Vom Kriegseintritt zur Krise: Italien zwischen Bündnistreue und innerem Zerfall (1940–1943)
Autor: Milan Spindler
Italien trat im Juni 1940 an der Seite des Deutschen Reiches in den Zweiten Weltkrieg ein. Doch bald zeigte sich, dass das Land militärisch und wirtschaftlich nicht auf einen Krieg dieses Ausmaßes vorbereitet war. Die Streitkräfte gerieten rasch in Schwierigkeiten und waren zunehmend auf deutsche Unterstützung angewiesen, um schwere Niederlagen zu vermeiden. Die militärische Schwäche führte zu einer wachsenden Abhängigkeit vom Bündnispartner, der immer stärker in strategische Entscheidungen eingriff.
Ein Wendepunkt war die Niederlage der ARMIR (Armata Italiana in Russia, deutsch: Italienische Armee in Russland) im Winter 1942/43. Der verlustreiche Rückzug von der Ostfront forderte tausende Todesopfer. Zehntausende Soldaten kamen ums Leben oder gerieten in Kriegsgefangenschaft. Die Überlebenden kehrten erschöpft und schwer gezeichnet in die Heimat zurück, wo sie isoliert wurden, um das Ausmaß der Katastrophe vor der italienischen Öffentlichkeit zu verbergen.

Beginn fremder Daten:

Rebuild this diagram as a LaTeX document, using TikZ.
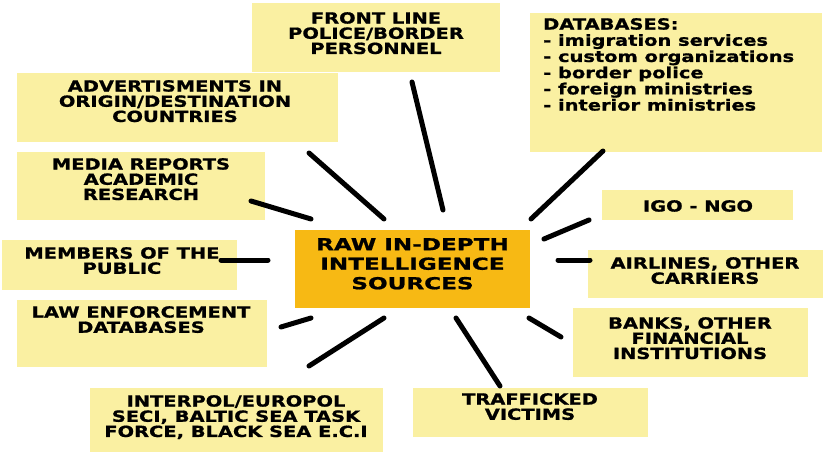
\documentclass[tikz,border=0pt]{standalone}
\usepackage{fontspec}
\newfontfamily\boxfont{DejaVu Sans}[FakeStretch=1.27,FakeBold=1]
\newfontfamily\corefont{DejaVu Sans}[FakeStretch=1.4,FakeBold=1]
\definecolor{boxyellow}{RGB}{250,240,162}
\definecolor{coreorange}{RGB}{247,185,20}
\begin{document}
\begin{tikzpicture}[x=1pt,y=-1pt,
  ybox/.style={fill=boxyellow,draw=none,anchor=north west,inner sep=0pt},
  cbox/.style={fill=coreorange,draw=none,anchor=north west,inner sep=0pt},
  txt/.style={anchor=north,inner sep=0pt,align=center,font=\boxfont\bfseries\fontsize{15.3}{15.2}\selectfont},
  link/.style={line width=5pt,line cap=round,black}]
\useasboundingbox[fill=white] (0,0) rectangle (823,452);
% boxes
\node[ybox,minimum width=248pt,minimum height=69pt] (bfront) at (252,3) {};
\node[ybox,minimum width=321pt,minimum height=69pt] (badv) at (17,73) {};
\node[ybox,minimum width=248pt,minimum height=68pt] (bmedia) at (17,152) {};
\node[ybox,minimum width=292pt,minimum height=139pt] (bdb) at (530,13) {};
\node[ybox,minimum width=191pt,minimum height=30pt] (bigo) at (602,190) {};
\node[cbox,minimum width=235pt,minimum height=78pt] (bcore) at (295,230) {};
\node[ybox,minimum width=235pt,minimum height=50pt] (bpub) at (2,240) {};
\node[ybox,minimum width=250pt,minimum height=67pt] (blaw) at (17,300) {};
\node[ybox,minimum width=293pt,minimum height=64pt] (bint) at (90,388) {};
\node[ybox,minimum width=235pt,minimum height=48pt] (bair) at (588,250) {};
\node[ybox,minimum width=235pt,minimum height=69pt] (bbank) at (573,308) {};
\node[ybox,minimum width=235pt,minimum height=49pt] (btraf) at (413,388) {};
% texts
\node[txt] (tfront) at (376,12) {FRONT LINE\\POLICE/BORDER\\PERSONNEL};
\node[txt] (tadv) at (175,80) {ADVERTISMENTS IN\\ORIGIN/DESTINATION\\COUNTRIES};
\node[txt] (tmedia) at (141,158) {MEDIA REPORTS\\ACADEMIC\\RESEARCH};
\node[txt,anchor=north west,align=left,font=\boxfont\bfseries\fontsize{15.3}{16.2}\selectfont] (tdb) at (543,18) {DATABASES:\\- imigration services\\- custom organizations\\- border police\\- foreign ministries\\- interior ministries};
\node[txt] (tigo) at (698,200) {IGO - NGO};
\node[txt,font=\corefont\bfseries\fontsize{16.5}{19.5}\selectfont] (tcore) at (412.5,238) {RAW IN-DEPTH\\INTELLIGENCE\\SOURCES};
\node[txt] (tpub) at (122,247) {MEMBERS OF THE\\PUBLIC};
\node[txt] (tlaw) at (141,306) {LAW ENFORCEMENT\\DATABASES};
\node[txt] (tint) at (236,395) {INTERPOL/EUROPOL\\SECI, BALTIC SEA TASK\\FORCE, BLACK SEA E.C.I};
\node[txt] (tair) at (705,257) {AIRLINES, OTHER\\CARRIERS};
\node[txt] (tbank) at (690,317) {BANKS, OTHER\\FINANCIAL\\INSTITUTIONS};
\node[txt] (ttraf) at (530,393) {TRAFFICKED\\VICTIMS};
% connector end points
\coordinate (f1) at (412,82);   \coordinate (f2) at (443,210);
\coordinate (a1) at (309,153);  \coordinate (a2) at (384,219);
\coordinate (m1) at (251,201);  \coordinate (m2) at (311,219);
\coordinate (d1) at (603,151);  \coordinate (d2) at (531,219);
\coordinate (i1) at (589,220);  \coordinate (i2) at (544,239);
\coordinate (p1) at (221,260);  \coordinate (p2) at (268,260);
\coordinate (l1) at (281,327);  \coordinate (l2) at (311,318);
\coordinate (e1) at (309,366);  \coordinate (e2) at (384,318);
\coordinate (r1) at (558,260);  \coordinate (r2) at (590,260);
\coordinate (k1) at (529,318);  \coordinate (k2) at (561,337);
\coordinate (v1) at (456,318);  \coordinate (v2) at (500,386);
\draw[link] (f1) -- (f2);
\draw[link] (a1) -- (a2);
\draw[link] (m1) -- (m2);
\draw[link] (d1) -- (d2);
\draw[link] (i1) -- (i2);
\draw[link] (p1) -- (p2);
\draw[link] (l1) -- (l2);
\draw[link] (e1) -- (e2);
\draw[link] (r1) -- (r2);
\draw[link] (k1) -- (k2);
\draw[link] (v1) -- (v2);
\end{tikzpicture}
\end{document}
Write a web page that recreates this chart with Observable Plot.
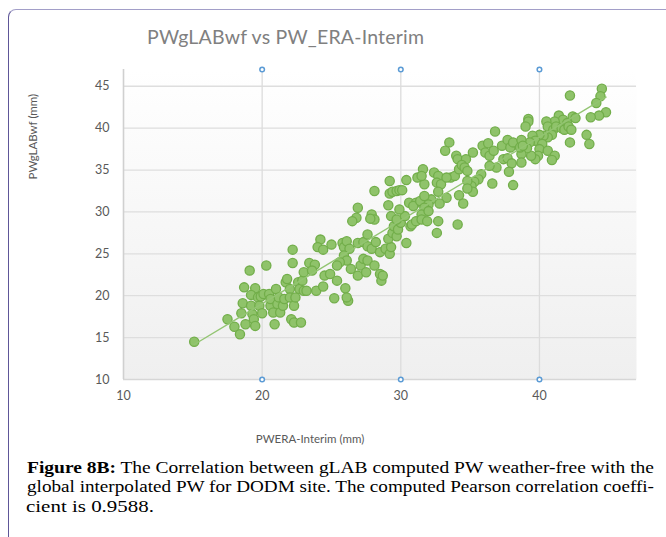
<!DOCTYPE html>
<html><head><meta charset="utf-8">
<script src="https://cdn.jsdelivr.net/npm/d3@7"></script>
<script src="https://cdn.jsdelivr.net/npm/@observablehq/plot@0.6"></script>
<style>
body{margin:0;background:#fff;}
#wrap{position:relative;width:666px;height:537px;overflow:hidden;font-family:Lato,sans-serif;}
#border{position:absolute;left:8px;top:9px;width:720px;height:620px;border-top:1.5px solid #a29ec8;border-left:1.5px solid #5e5698;border-top-left-radius:8px;}
#chart{position:absolute;left:0;top:0;}
#title{position:absolute;left:147px;top:25px;font-size:19.5px;letter-spacing:0.2px;color:#808080;white-space:nowrap;}
#caption{position:absolute;left:0;top:455px;}
</style></head><body>
<div id="wrap"><div id="border"></div><div id="chart"></div><div id="title">PWgLABwf vs PW_ERA-Interim</div>
<svg id="caption" width="666" height="82" font-family="'Liberation Serif', serif" font-size="16.5" fill="#000">
<text x="27" y="17.5" textLength="627" lengthAdjust="spacingAndGlyphs"><tspan font-weight="bold">Figure 8B:</tspan> The Correlation between gLAB computed PW weather-free with the</text>
<text x="27" y="37" textLength="627" lengthAdjust="spacingAndGlyphs">global interpolated PW for DODM site. The computed Pearson correlation coeffi-</text>
<text x="26" y="56.5" textLength="128" lengthAdjust="spacingAndGlyphs">cient is 0.9588.</text>
</svg>
</div>
<script>
// PW ERA-Interim (x, mm) vs PWgLABwf (y, mm)
const lowCluster = [[15.1,14.5],[17.5,17.2],[18.0,16.3],[18.4,15.4],[18.5,17.9],[18.6,19.1],[18.7,21.0],[19.1,23.0],[18.8,16.6],[19.2,18.8],[19.3,17.8],[19.4,17.2],[19.5,16.4],[19.5,20.9],[19.2,20.1],[19.7,19.8],[19.8,18.8],[19.9,19.9],[20.0,17.9],[20.1,20.2],[20.3,23.6],[20.5,20.2],[20.6,18.8],[20.6,19.6],[20.8,18.0],[20.9,16.6],[21.0,20.8],[21.1,19.0],[21.2,19.8],[21.3,18.0],[21.5,18.8],[21.6,19.6],[21.7,21.6],[21.8,22.0],[22.0,20.8],[22.0,19.8],[22.2,25.5],[22.2,23.9],[22.1,17.2],[22.3,16.8],[22.3,18.8],[22.4,19.8],[22.6,21.6],[22.7,20.8],[22.8,16.8],[22.9,21.8],[23.0,22.8],[23.0,20.6]];
const midCluster = [[24.2,26.7],[24.0,25.8],[24.4,25.5],[25.0,26.1],[23.4,23.9],[23.8,23.7],[23.6,23.0],[23.2,20.6],[23.9,20.6],[24.4,21.1],[24.5,22.4],[24.9,22.6],[25.4,21.8],[25.8,26.3],[25.9,25.8],[26.1,26.5],[26.3,25.6],[25.9,24.8],[26.1,24.2],[25.6,24.0],[25.4,23.6],[26.4,23.2],[26.9,22.4],[27.1,23.6],[27.3,24.4],[27.6,24.2],[27.5,22.8],[28.1,23.6],[28.5,22.6],[28.6,21.8],[28.7,22.4],[25.2,19.7],[26.0,20.9],[26.2,19.4],[26.1,19.8],[26.9,26.3],[27.3,26.4],[27.6,27.3],[27.6,25.9],[27.9,25.6],[28.2,26.4],[28.5,25.2],[28.9,25.6],[29.2,25.0],[29.3,25.8],[29.1,26.8],[29.4,27.5],[29.7,27.1],[29.5,28.3],[29.8,27.9],[30.0,28.7],[29.3,29.5],[29.7,29.1],[30.3,29.5],[30.4,26.3],[30.7,28.3],[29.9,30.3],[30.6,31.1],[29.1,30.8],[27.9,29.7],[28.1,29.1],[27.8,29.2],[26.9,30.5],[26.8,29.3],[26.5,28.9],[28.1,32.5],[29.2,33.7],[30.4,33.8],[29.2,32.2],[29.4,32.4],[29.7,32.5],[29.9,32.6],[30.1,32.6]];
const upperMid = [[36.8,39.6],[33.5,38.3],[33.2,37.3],[34.0,36.7],[34.1,36.3],[34.7,36.3],[35.2,37.1],[35.9,37.9],[36.3,38.2],[36.1,37.1],[36.4,36.7],[36.7,37.3],[37.3,37.9],[37.7,38.6],[37.9,37.7],[38.1,38.3],[37.4,36.3],[37.7,36.4],[38.0,35.8],[36.9,35.3],[36.4,35.5],[37.8,34.8],[38.1,33.2],[36.6,33.4],[35.8,34.5],[35.6,33.9],[35.3,33.6],[35.1,33.1],[34.8,33.7],[35.2,32.4],[34.8,32.8],[34.5,31.0],[34.2,32.0],[34.1,28.5],[33.3,31.7],[32.8,31.0],[32.7,28.9],[32.6,27.5],[32.4,34.7],[32.7,34.3],[32.6,33.5],[32.9,33.3],[32.7,32.4],[32.2,31.5],[31.7,33.3],[31.6,35.1],[31.2,34.1],[31.5,34.3],[31.1,31.1],[30.9,30.7],[31.4,31.3],[31.7,31.9],[32.0,30.9],[31.7,30.5],[30.8,28.5],[31.1,28.9],[31.5,29.7],[31.5,29.1],[32.0,30.1],[31.9,28.9],[33.6,34.1],[33.9,34.3],[34.2,35.1],[34.4,35.6],[34.6,35.3],[34.8,34.9],[33.3,34.1]];
const topCluster = [[44.5,44.7],[44.4,43.8],[44.1,43.0],[44.8,41.9],[44.3,41.5],[43.7,41.3],[42.2,43.9],[42.4,41.4],[42.6,41.2],[41.4,41.5],[41.7,41.0],[42.0,40.6],[41.1,40.8],[40.5,40.8],[40.6,40.2],[41.0,39.8],[41.2,40.2],[41.6,40.0],[41.8,39.8],[42.1,40.2],[42.3,39.8],[39.2,41.1],[39.2,40.8],[39.0,40.2],[43.4,39.2],[43.6,38.1],[42.2,38.3],[40.9,39.2],[40.6,38.9],[40.3,39.1],[40.0,39.2],[39.5,39.1],[39.7,38.5],[39.3,38.3],[40.2,38.1],[40.0,37.5],[40.6,37.3],[41.1,36.7],[40.9,36.2],[39.9,36.7],[39.7,36.3],[39.4,36.7],[39.1,37.6],[38.7,38.6],[38.7,36.9],[38.7,35.9],[38.6,37.7],[38.8,37.9]];

const xTicks = [10, 20, 30, 40];
const yTicks = [10, 15, 20, 25, 30, 35, 40, 45];
const dropLineX = [20, 30, 40];
const xDomain = [10, 47];
const yDomain = [10, 47];

const pts = [...lowCluster, ...midCluster, ...upperMid, ...topCluster].map(([x, y]) => ({x, y}));
const markerPts = dropLineX.flatMap(x => [{x, y: yDomain[0]}, {x, y: yDomain[1]}]);

const chart = Plot.plot({
  width: 666, height: 460,
  marginLeft: 123, marginRight: 30, marginTop: 69, marginBottom: 81,
  x: {domain: xDomain},
  y: {domain: yDomain},
  style: {fontFamily: "Lato, sans-serif", fontSize: "12.5px", color: "#595959", background: "transparent", overflow: "visible"},
  marks: [
    Plot.frame({fill: "url(#plotbg)", stroke: null}),
    Plot.ruleY(yTicks.slice(1), {stroke: "#dedede", strokeWidth: 1.3}),
    Plot.ruleX(dropLineX, {stroke: "#dcdcdc", strokeWidth: 1.3}),
    Plot.ruleY([yDomain[0]], {stroke: "#d6d6d6", strokeWidth: 1.6}),
    Plot.ruleX([xDomain[0]], {stroke: "#d0d0d0", strokeWidth: 1.6}),
    Plot.axisX({ticks: xTicks, tickSize: 0, tickPadding: 12, label: null, fill: "#595959"}),
    Plot.axisY({ticks: yTicks, tickSize: 0, tickPadding: 14, label: null, fill: "#595959"}),
    Plot.dot(pts, {x: "x", y: "y", r: 4.6, fill: "#8fc36a", stroke: "#72ae4a", strokeWidth: 1.3}),
    Plot.linearRegressionY(pts, {x: "x", y: "y", stroke: "#93c572", strokeWidth: 1.4, ci: 0}),
    Plot.dot(markerPts, {x: "x", y: "y", r: 2.3, fill: "white", stroke: "#5b9bd5", strokeWidth: 1.5}),
    Plot.text(["PWERA-Interim (mm)"], {frameAnchor: "bottom", dx: -70, dy: 63, fontSize: 11.5, fill: "#595959"}),
    Plot.text(["PWgLABwf (mm)"], {frameAnchor: "left", dx: -90, dy: -45, rotate: -90, fontSize: 11.5, fill: "#595959"})
  ]
});
const defs = d3.select(chart).insert("defs", ":first-child");
const g = defs.append("linearGradient").attr("id", "plotbg").attr("x1", 0).attr("y1", 0).attr("x2", 0).attr("y2", 1);
g.append("stop").attr("offset", "0%").attr("stop-color", "#ffffff");
g.append("stop").attr("offset", "100%").attr("stop-color", "#efefef");
document.getElementById("chart").appendChild(chart);
</script>
</body></html>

Auch in Nordafrika mussten sich die italienischen Truppen nach gemeinsamen Kämpfen mit der Wehrmacht den Alliierten geschlagen geben. Die Kapitulation der Achsenmächte am 13. Mai 1943 in Tunesien verschärfte Italiens militärische Krise und führte zu noch größerer Abhängigkeit von Deutschland.
Parallel dazu verschärfte sich die innenpolitische Lage. Die wirtschaftliche Situation war durch Lebensmittelknappheit, Inflation und eine umfassende Rationierung alltäglicher Güter geprägt, was die Unterstützung der Bevölkerung für das faschistische Regime sukzessive untergrub. Die alliierten Luftangriffe auf größere Städte und die Arbeitsbedingungen in den Rüstungsbetrieben verschärften die Unzufriedenheit zusätzlich. Spontane Arbeitsniederlegungen und politische Streiks im Frühjahr 1943, vor allem in den industriellen Zentren Norditaliens, zeigten deutlich, dass der gesellschaftliche Konsens für den Faschismus erodierte. Auch innerhalb der Eliten wuchs die Distanz zu Mussolini. Teile der Verwaltung, Diplomatie und Militärführung zweifelten an der Fortführung des Krieges. König Vittorio Emanuele III. fürchtete um den Fortbestand der Monarchie und sah im Sturz Mussolinis eine Möglichkeit zur Distanzierung. Der Sturz Benito Mussolinis bot ihm die Gelegenheit, sich vom Faschismus, den er zwei Jahrzehnte lang unterstützt hatte, zu distanzieren und so seine eigene Position zu sichern. Die als Operation Husky bezeichnete Landung der Alliierten auf Sizilien am 9. und 10. Juli 1943 beschleunigte diese Entwicklung. Die Bombardierung Roms am 19. Juli 1943 führte die Unterlegenheit gegenüber den alliierten Streitkräften auch den politischen Funktionsträgern in der Hauptstadt vor Augen. Am 25. Juli 1943 stimmte der faschistische Großrat für die Absetzung von Benito Mussolini, der daraufhin auf Befehl des Königs von den Carabinieri verhaftet wurde.
Die neue Regierung unter Marschall Pietro Badoglio setzte den Krieg zunächst fort. Dieser als „45 Tage“ bezeichnete Zeitraum war von widersprüchlichen Maßnahmen geprägt. Die Regierung drohte Kriegsdienstverweigerern mit harten Strafen und ging gegen Friedensdemonstrationen wie etwa in Reggio Emilia am 28. Juli 1943 mit Waffengewalt vor. Gleichzeitig nahm die Regierung Badoglio geheime Verhandlungen mit den Alliierten auf, um einen Waffenstillstand zu erreichen. Während diese noch andauerten, verlegte das NS-Regime immer mehr Wehrmachtseinheiten nach Italien – offiziell zur gemeinsamen Verteidigung gegen die erwartete alliierte Invasion. Tatsächlich aber hatte Berlin die Loyalität seines Bündnispartners längst infrage gestellt und bereitete im Hintergrund die Besetzung der italienischen Halbinsel vor. Am 3. September 1943 landeten erste alliierte Truppen in Kalabrien, und am 8. September verkündete Badoglio schließlich den Waffenstillstand mit den Alliierten, in der Hoffnung, dass diese die Deutschen in Südeuropa schnell besiegen würden.